> _Goal of the exercise_: Retype the whole listing verbatim and keep the pictures out of it.
^^^^
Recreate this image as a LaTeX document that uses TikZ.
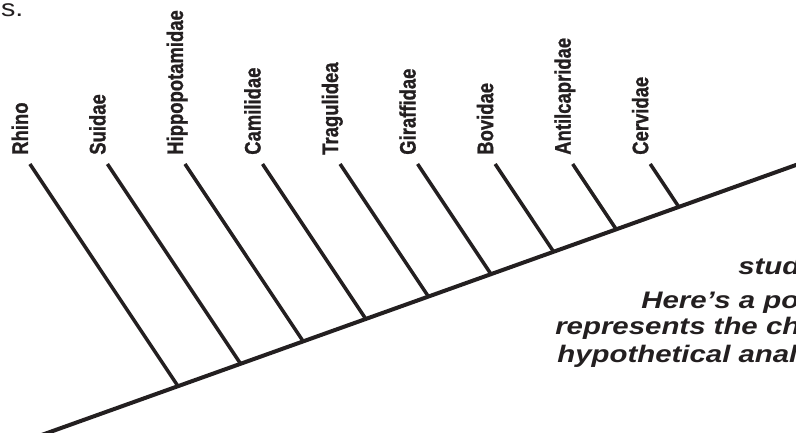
\documentclass[tikz,border=0pt]{standalone}
\usepackage{fontspec}
\usepackage{tikz}
\usetikzlibrary{calc}
\newfontfamily\taxonfont{Liberation Sans Bold}[FakeStretch=0.82,FakeBold=1]
\newfontfamily\notefont{Liberation Sans Bold Italic}[FakeStretch=1.23]
\newfontfamily\runonfont{Liberation Sans}[FakeStretch=1.2]
\definecolor{ink}{HTML}{231F20}
\tikzset{
  trunk/.style={draw=ink, line width=2.85pt},
  branch/.style={draw=ink, line width=2.5pt},
  taxon/.style={rotate=90, anchor=base west, inner sep=0pt, text=ink,
    font=\taxonfont\fontsize{16}{16}\selectfont},
  note/.style={anchor=base west, inner sep=0pt, text=ink,
    font=\notefont\fontsize{17}{17}\selectfont},
  runon/.style={anchor=base west, inner sep=0pt, text=ink,
    font=\runonfont\fontsize{17}{17}\selectfont}
}

\begin{document}
\begin{tikzpicture}
  \useasboundingbox (0,0) rectangle (19.9,10.8);
  \clip (0,0) rectangle (19.9,10.8);

  % main stem
  \coordinate (root) at (1.0,-0.0895);
  \coordinate (tip) at (20.5,6.89);
  \draw[trunk] (root) -- (tip);

  % one branch per family
  \foreach \name [count=\k from 0] in {Rhino,Suidae,Hippopotamidae,Camilidae,Tragulidea,Giraffidae,Bovidae,Antilcapridae,Cervidae} {
    \coordinate (j\k) at ({4.45+1.565*\k},{1.145+0.5603*\k});
    \coordinate (t\k) at ({0.7475+1.9385*\k},6.7);
    \draw[branch] (j\k) -- (t\k);
    \node[taxon] (n\k) at ($(t\k)+(-0.05,0.225)$) {\name};
  }

  % text around the tree
  \node[runon] (prev) at (0.02,10.38) {s.};
  \node[note] (l1) at (18.45,3.925) {stud};
  \node[note] (l2) at (16.025,3.075) {Here’s a po};
  \node[note] (l3) at (13.875,2.425) {represents the ch};
  \node[note] (l4) at (13.925,1.725) {hypothetical anal};
\end{tikzpicture}
\end{document}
^^^^
> _Answer to the task_:
Recreate this image as a LaTeX document that uses TikZ.
\documentclass[tikz,border=0pt]{standalone}
\usepackage{fontspec}
\usepackage{tikz}
\usetikzlibrary{calc}
\newfontfamily\taxonfont{Liberation Sans Bold}[FakeStretch=0.82,FakeBold=1]
\newfontfamily\notefont{Liberation Sans Bold Italic}[FakeStretch=1.23]
\newfontfamily\runonfont{Liberation Sans}[FakeStretch=1.2]
\definecolor{ink}{HTML}{231F20}
\tikzset{
  trunk/.style={draw=ink, line width=2.85pt},
  branch/.style={draw=ink, line width=2.5pt},
  taxon/.style={rotate=90, anchor=base west, inner sep=0pt, text=ink,
    font=\taxonfont\fontsize{16}{16}\selectfont},
  note/.style={anchor=base west, inner sep=0pt, text=ink,
    font=\notefont\fontsize{17}{17}\selectfont},
  runon/.style={anchor=base west, inner sep=0pt, text=ink,
    font=\runonfont\fontsize{17}{17}\selectfont}
}

\begin{document}
\begin{tikzpicture}
  \useasboundingbox (0,0) rectangle (19.9,10.8);
  \clip (0,0) rectangle (19.9,10.8);

  % main stem
  \coordinate (root) at (1.0,-0.0895);
  \coordinate (tip) at (20.5,6.89);
  \draw[trunk] (root) -- (tip);

  % one branch per family
  \foreach \name [count=\k from 0] in {Rhino,Suidae,Hippopotamidae,Camilidae,Tragulidea,Giraffidae,Bovidae,Antilcapridae,Cervidae} {
    \coordinate (j\k) at ({4.45+1.565*\k},{1.145+0.5603*\k});
    \coordinate (t\k) at ({0.7475+1.9385*\k},6.7);
    \draw[branch] (j\k) -- (t\k);
    \node[taxon] (n\k) at ($(t\k)+(-0.05,0.225)$) {\name};
  }

  % text around the tree
  \node[runon] (prev) at (0.02,10.38) {s.};
  \node[note] (l1) at (18.45,3.925) {stud};
  \node[note] (l2) at (16.025,3.075) {Here’s a po};
  \node[note] (l3) at (13.875,2.425) {represents the ch};
  \node[note] (l4) at (13.925,1.725) {hypothetical anal};
\end{tikzpicture}
\end{document}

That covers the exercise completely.